Is Gucci a buy at this valuation? Kering at 12-16x P/E reflects Gucci brand transition risk. Many investors evaluate it as a contrarian rebuild play with 18-36 month patience requirement on the new creative direction.
How exposed is luxury to a US recession? US is roughly 25% of luxury demand. A mild US recession would compress aspirational luxury (Coach, Kate Spade, mid-Burberry) more than the top end (Hermes, Cartier high jewellery, Patek). Sector beta to S&P 500 is 1.1-1.4x for mega-caps.
Can EU investors buy Prada? Yes via Hong Kong listing (1913.HK) through brokers like IBKR and Saxo. Currency exposure is HKD which is USD-pegged. Prada Group is preparing a Milan dual-listing — many investors are watching the timeline closely.
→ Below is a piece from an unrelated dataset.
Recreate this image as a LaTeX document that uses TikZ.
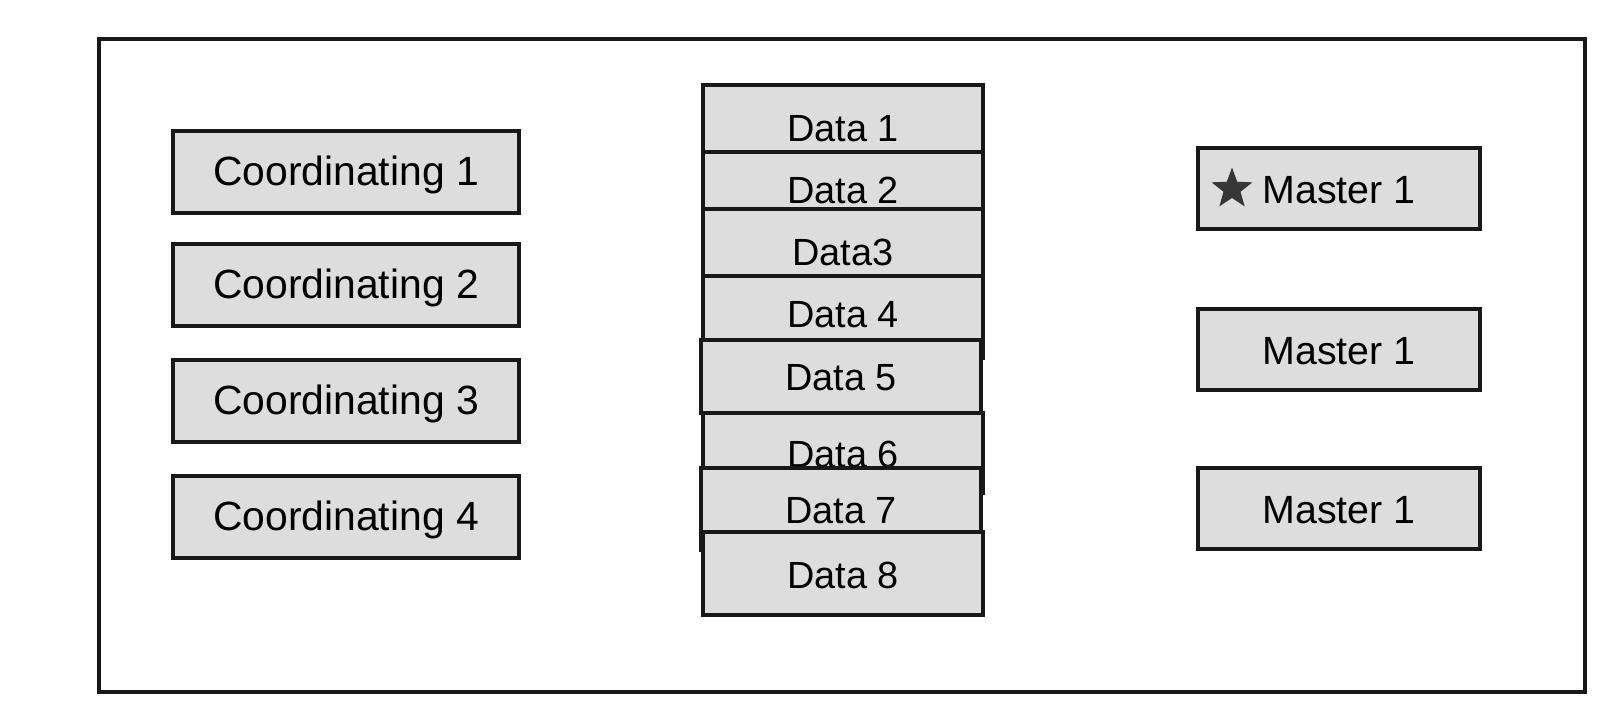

Does GLUX include enough exposure? GLUX top 10 holdings cover roughly 55% of weight including LVMH, Hermes, Tesla, Cucinelli, Ferrari and Richemont. The Tesla inclusion is a methodological choice that some investors disagree with. For pure-play EU luxury, individual stock baskets remain more concentrated.
What is "quiet luxury" and does it change the investment case? "Quiet luxury" describes a stylistic preference for unbranded or subtly branded items (Loro Piana, Brunello Cucinelli, The Row, Hermes core categories) over logo-heavy products (visible monogram Vuitton, Gucci with prominent GG hardware). Many investors evaluate the trend as a tailwind to Loro Piana (LVMH), Hermes and Cucinelli and a marginal headwind to Gucci and parts of Vuitton. The structural impact is real but small — global luxury demand is broad and brand cycles rotate continuously.
How does the resale market affect new sales? The resale market grew at 12% CAGR and is now $40B+ globally. For Hermes Birkin and Kelly bags resale prices typically exceed retail by 50-150% which actually reinforces the brand desirability and waitlist economics. For mid-segment luxury (Coach, Burberry), resale availability at 40-60% of retail cannibalises new sales more directly.
Further Reading
Multi-currency luxury positions (EUR LVMH, CHF Richemont, GBP Burberry, HKD Prada) consolidate into a single portfolio view inside Freenance alongside ETFs and other thematic sleeves.
TL;DR
- Mega-caps: LVMH (€330B), Hermes (€220B), Richemont (CHF 90B), Kering (€35B).
- Hermes trades at 40-45x P/E — the structural quality benchmark of consumer.
- China stabilisation in Q1 2026 prints suggests the start of normalisation.
- GLUX (LU1681048630) at 0.25% TER is the cleanest single-ticket UCITS exposure.
- A 6% sleeve (€4,800 in €80k) split across GLUX, LVMH, Hermes, Richemont, Kering and Moncler is a defensible allocation.
- Valuation absorption and China cycle are the two largest risks.
- This guide is informational only and is not investment advice.